The study discovered that the employees spent approximately half their work day on “work episodes”, essentially people doing any actual work.
The majority of these “episodes” lasted fewer than 10 minutes, with the average episode lasting around three minutes.
It was also found that almost two-thirds of work episode interruptions were self-generated by the employees, and most of the interruptions involved the use of tech devices.
A similar study by ClearContext found that over half of the 250 people surveyed had spent more than two hours each day reading and responding to emails.
Researchers at Loughborough University discovered that, after taking two minutes to deal with an email, observed workers took 68 seconds to return to their main task and regain focus on what they were doing prior to the distraction.
By continually dipping in and out of tasks, we cut off our productivity, which significantly increases the time it takes to get work done.
In many organisations, an inadvertent culture of distraction is fostered thanks, in part, to open-plan offices that allow for constant communication and, inevitably, interruptions to people’s work.
While conversations in the workplace can help to create a positive environment, too much of a good thing can potentially (along with other distractions) create problems in terms of the quality and quantity of work being produced in a day.
Inevitably, this might lead to people having to take work home, which impacts on their personal lives and can cause unnecessary stress from always being mentally switched-on to their work.
To help counter this work-tech imbalance, organisations can help people in a number of ways, including the provision of ‘quiet zones’ where people can go if they really need to focus on getting their work done.
Leaders can also implement initiatives such as a “no emails” policy during weekends and holidays, which can help to ensure employees get some time to mentally ‘clock-off’.

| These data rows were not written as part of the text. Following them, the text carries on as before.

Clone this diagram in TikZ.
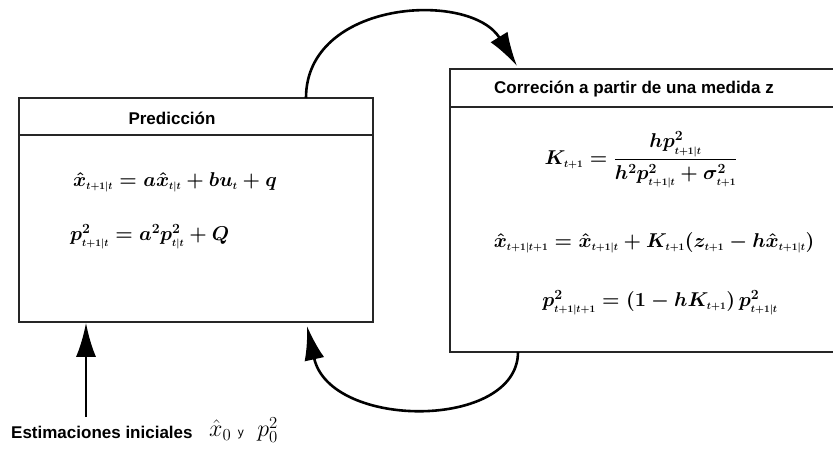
\documentclass[tikz,border=0pt]{standalone}
\usepackage{fix-cm}
\usepackage{amsmath}
\usepackage{fontspec}
\setsansfont{Liberation Sans}
\usetikzlibrary{arrows.meta}

\newcommand{\tsub}[1]{_{\scriptscriptstyle #1}}

\begin{document}
\begin{tikzpicture}[x=1pt, y=-1pt,
        box/.style={draw=black!85, line width=1.6pt, inner sep=0pt},
        title/.style={font=\fontsize{17}{20}\sffamily\bfseries},
        eqn/.style={font=\fontsize{20}{24}\selectfont\boldmath, inner sep=0pt},
        flow/.style={line width=2.6pt, -{Latex[length=34pt, width=20pt]}}]
    \useasboundingbox (0,0) rectangle (833,449);

    % cajas
    \node[box, minimum width=354pt, minimum height=224pt] (pred) at (196,210) {};
    \node[box, minimum width=385pt, minimum height=283pt] (corr) at (642.5,210.5) {};
    \draw[line width=1.6pt, black!85] ([yshift=-38pt]pred.north west) -- ([yshift=-38pt]pred.north east);
    \draw[line width=1.6pt, black!85] ([yshift=-39pt]corr.north west) -- ([yshift=-39pt]corr.north east);

    \node[title] (predt) at (172,118) {Predicción};
    \node[title] (corrt) at (634,89) {Correción a partir de una medida z};

    % prediccion
    \node[eqn, anchor=west] (xpred) at (73,182) {$\hat{x}\tsub{t+1|t} = a\hat{x}\tsub{t|t} + bu\tsub{t} + q$};
    \node[eqn, anchor=west] (ppred) at (70,237) {$p^2\tsub{t+1|t} = a^2 p^2\tsub{t|t} + Q$};

    % correccion
    \node[eqn] (gain) at (641,160) {$K\tsub{t+1} = \dfrac{h p^2\tsub{t+1|t}}{h^2 p^2\tsub{t+1|t} + \sigma^2\tsub{t+1}}$};
    \node[eqn] (xcorr) at (654,243) {$\hat{x}\tsub{t+1|t+1} = \hat{x}\tsub{t+1|t} + K\tsub{t+1}(z\tsub{t+1} - h\hat{x}\tsub{t+1|t})$};
    \node[eqn] (pcorr) at (660,303) {$p^2\tsub{t+1|t+1} = (1 - hK\tsub{t+1})\,p^2\tsub{t+1|t}$};

    % estimaciones iniciales
    \node[title, anchor=west, inner sep=0pt] (init) at (11,432) {Estimaciones iniciales};
    \node[anchor=west, inner sep=0pt, font=\fontsize{24}{28}\selectfont] (initv) at (209,430) {$\hat{x}_0$\;{\large\sffamily y}\;\;$p_0^2$};

    \coordinate (initup) at (86,417);
    \coordinate (predout) at (306,98);
    \coordinate (corrin) at (517,66);
    \coordinate (corrout) at (518,352);
    \coordinate (predin) at (307,326);

    \draw[flow] (initup) -- (pred.south -| initup);
    \draw[flow] (predout) .. controls (306,0) and (470,-10) .. (corrin);
    \draw[flow] (corrout) .. controls (518,430) and (330,430) .. (predin);
\end{tikzpicture}
\end{document}
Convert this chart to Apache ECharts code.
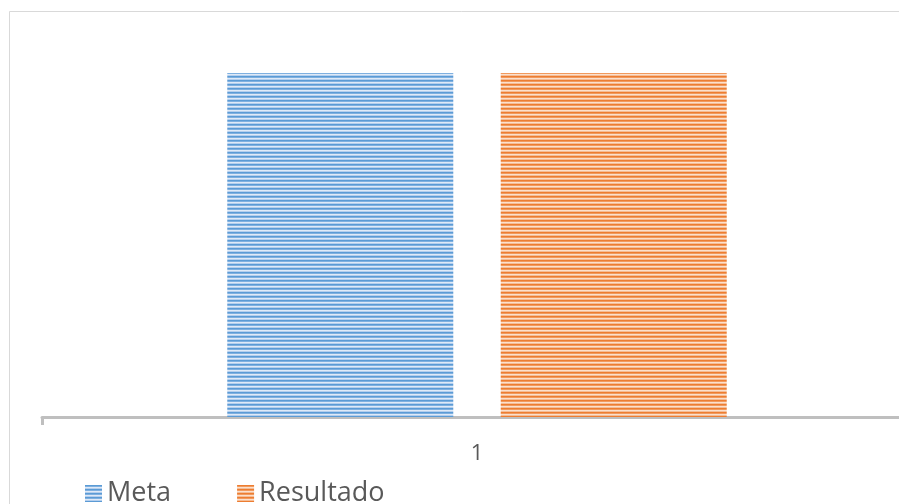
<!DOCTYPE html>
<html>
<head>
<meta charset="utf-8">
<script src="https://cdn.jsdelivr.net/npm/echarts@6/dist/echarts.min.js"></script>
<style>
  html, body { margin: 0; padding: 0; background: #fff; overflow: hidden; }
  /* the plot runs past the right edge of the picture, as in the original */
  #chart { width: 912px; height: 504px; }
</style>
</head>
<body>
<div id="chart"></div>
<script>
// data
const categories = ['1'];
const metaValues = [100];
const resultadoValues = [100];

// horizontal stripe fill, like the Excel pattern
function stripes(rows) {
  const c = document.createElement('canvas');
  c.width = 4;
  c.height = rows.length;
  const ctx = c.getContext('2d');
  rows.forEach((col, i) => {
    ctx.fillStyle = col;
    ctx.fillRect(0, i, 4, 1);
  });
  return { image: c, repeat: 'repeat' };
}

const blueFill = stripes(['#5b9bd5', '#7fb0e0', '#dfeaf7', '#b4cfee']);
const orangeFill = stripes(['#ed7d31', '#f19a5e', '#fbe0cd', '#f5bd96']);

const chart = echarts.init(document.getElementById('chart'));

const option = {
  animation: false,
  backgroundColor: '#fff',
  textStyle: { fontFamily: 'Open Sans' },
  grid: { left: 42, right: 0, top: 73, bottom: 87 },
  graphic: [
    {
      type: 'polyline',
      shape: { points: [[9.5, 520], [9.5, 11.5], [920, 11.5]] },
      style: { stroke: '#d9d9d9', lineWidth: 1, fill: null }
    }
  ],
  legend: {
    left: 80,
    top: 475,
    itemWidth: 17,
    itemHeight: 17,
    itemGap: 66,
    icon: 'rect',
    textStyle: { fontSize: 27, color: '#595959', fontFamily: 'Open Sans' },
    data: ['Meta', 'Resultado']
  },
  xAxis: {
    type: 'category',
    data: categories,
    axisLine: { lineStyle: { color: '#bfbfbf', width: 3 } },
    axisTick: { show: true, length: 8, lineStyle: { color: '#bfbfbf', width: 3 } },
    axisLabel: { fontSize: 22, color: '#595959', margin: 26 }
  },
  yAxis: {
    type: 'value',
    min: 0,
    max: 100,
    show: false,
    splitLine: { show: false }
  },
  series: [
    {
      name: 'Meta',
      type: 'bar',
      data: metaValues,
      barWidth: 226,
      barGap: '21%',
      itemStyle: { color: blueFill }
    },
    {
      name: 'Resultado',
      type: 'bar',
      data: resultadoValues,
      barWidth: 226,
      barGap: '21%',
      itemStyle: { color: orangeFill }
    }
  ]
};

chart.setOption(option);
</script>
</body>
</html>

Employees can help themselves by setting fixed time periods where they are fully focused on a particular task and by politely making it known to colleagues who fancy a quick gossip session that they don’t wish to be disturbed.
Checking email could also be restricted to two or three times in the working day, with less urgent emails being marked for reply at a more convenient time.
Distractions in the workplace are killers of time. They’re also devilishly tempting and can whisk the best of us away from that deadline we’re now rushing to meet.
By making a conscious effort to set out our time each day and to stick to our assigned periods of focused work, we can put ourselves in a place of greater control over how our time and energy is spent.
Consequently, we will be better able to get through those urgent jobs and effectively manage the less-important tasks that previously devoured our time.